The ecologists assessed the habitat loss due to illegal logging within a 1 km radius around 29 hornbill nest trees. From 2011 to 2019, the forest cover was found to have declined from 38.55 sq.km. to 21.94 sq.km. around these trees. Hornbills used to be hunted for their casques — upper beak — and feathers for adorning headgear despite being cultural symbols of some ethnic communities in the northeast, specifically the Nyishi of Arunachal Pradesh. But a 20-year-old conservation programme entailing the use of fibre-glass beaks defused the threat to the birds to a large extent.
Illegal logging, however, has however led to fewer tall trees where the birds nest. While the protected areas such as Pakke are better guarded, the forests are often under pressure due to agricultural expansion, conversion to plantations or logging. According to the Global Forest Watch 2020 report, Arunachal Pradesh lost 1,110 sq.km. of primary forest from 2002-2019.

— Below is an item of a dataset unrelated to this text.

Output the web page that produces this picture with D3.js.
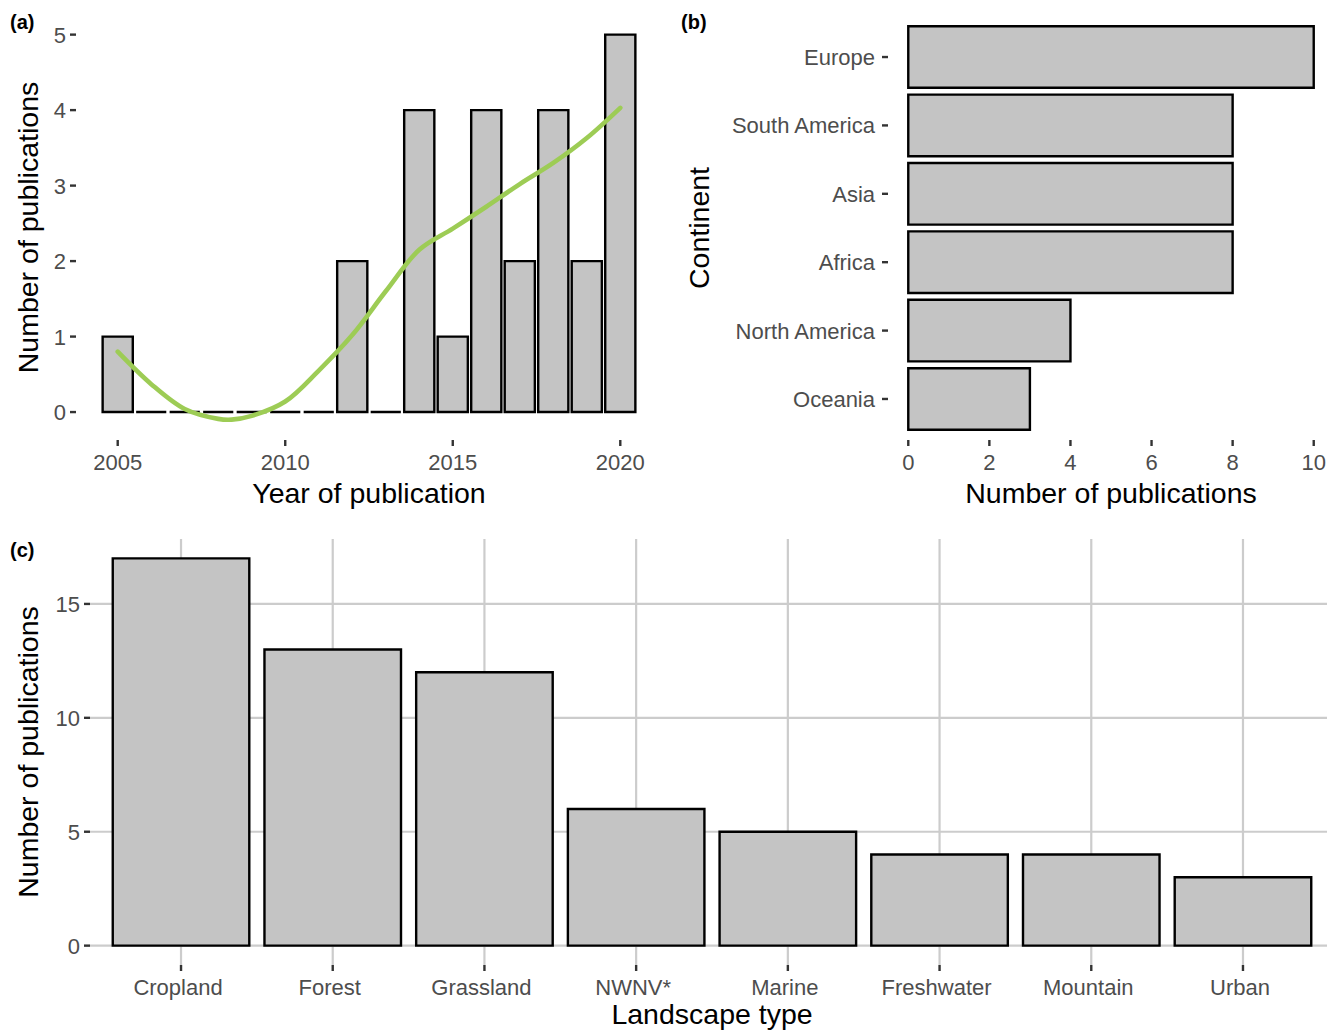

Papum is also an important and large bird and biodiversity area (IBA) as well, which is in western Arunachal Pradesh and is located between two IBAs, Itanagar Wildlife Sanctuary to the east and Pakke Wildlife Sanctuary to the west. The site covers foothills as well as some higher hills in the Himalaya. A large number of perennial streams irrigate this IBA, and ultimately drain into the Brahmaputra river. Papum reserve forest forms part of the Eastern Himalayas Endemic Bird Area. A large part of the site is covered by subtropical dry evergreen and semi-evergreen forests, while the higher areas are under subtropical broadleaf hill forest cover.